Precisamente: es la política -banalizada, desfigurada por los dueños de la verdad- la que más ha perdido lumbre en este tránsito. La política, que es lo opuesto a la aniquilación simbólica o real del contrario y por ello, antítesis de la barbarie y de la guerra, lejos de verse como un elevado medio acaba percibida como una rémora, una manía de nostálgicos e ingenuos. Algo especialmente preocupante en medio de la emergencia social que avanza con botas de siete leguas, de los compromisos que dimanan del vidrioso malabarismo entre tiempo, recursos y expectativas; de la debacle que nos apunta con dedo esquelético. Porque es eso, y el ineludible conflicto. Al margen incluso de la estimulante cohesión que hoy experimenta una oposición picada por el ímpetu de la dirigencia emergente, por ejemplo, las diferencias sobre forma, contenido y secuencia de la ruta propuesta no dejan de asomarse; esto, que debería verse como una oportunidad de mejora, cuando salta al debate abierto no deja de revolcarse entre recelos e implacables nones.
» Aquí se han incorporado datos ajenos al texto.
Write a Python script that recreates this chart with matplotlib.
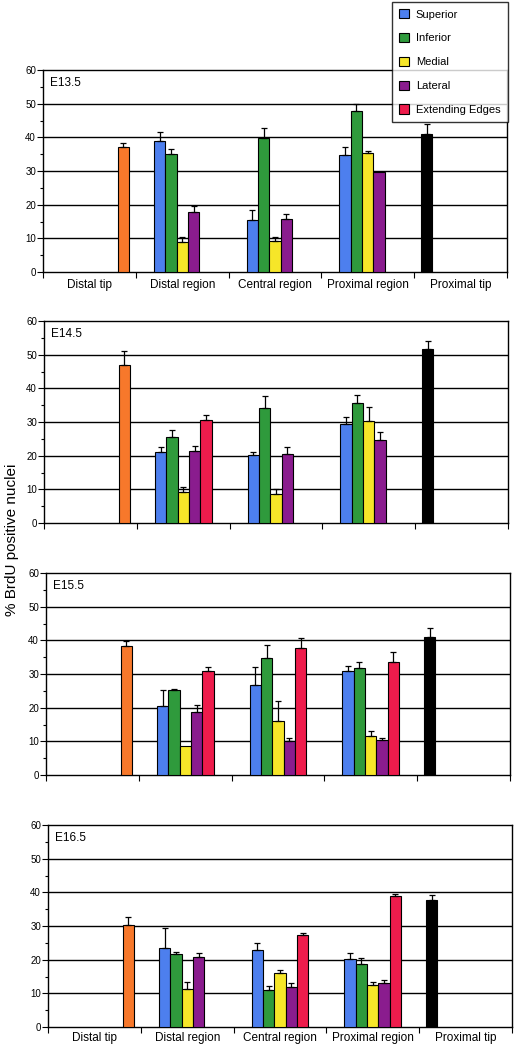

Así, la duda sana y razonable que aporta el contraste, corre el riesgo de sofocarse dentro de camisas de fuerza auto-impuestas.
Sin la flexible incorporación de matices, de esa pluralidad atada a la unicidad –y vista no sólo como fenómeno empíricamente comprobable, según apunta Arendt, sino como disposición ontológica y moral que posibilita el encuentro entre los hombres– será complicado afinar movidas que eviten incurrir en nuevos-viejos errores. Ah, pero dado el colosal costo que eso supone, hay que esforzarse. Lo ha entendido así la comunidad internacional que presiona por la salida negociada y pacífica, por la celebración de elecciones libres; un afán particularmente exhibido por la UE y su Grupo de Contacto, que hoy sondea visiones de diversos grupos de interés y actores políticos locales.
¿Qué derroteros anuncia el brete venezolano? Justo ahora cuesta saberlo. La angustia se divide en partes iguales entre una guerra que nos relegue a los sótanos sirios, un colapso que sólo promete exterminar a más venezolanos o una inercia producto del apego por el choque, la autofagia de los uróboros, la determinación a no ceder ni un milímetro. En otro plano, el de la razón y no la ira, sobrevive la confianza de que otras voces sean escuchadas. Voces que últimamente parecen clamores, invitando a salir del juego suma-cero para construir esa “diversidad provisionalmente unificada” de la que sabiamente nos hablaba Salvador Pániker.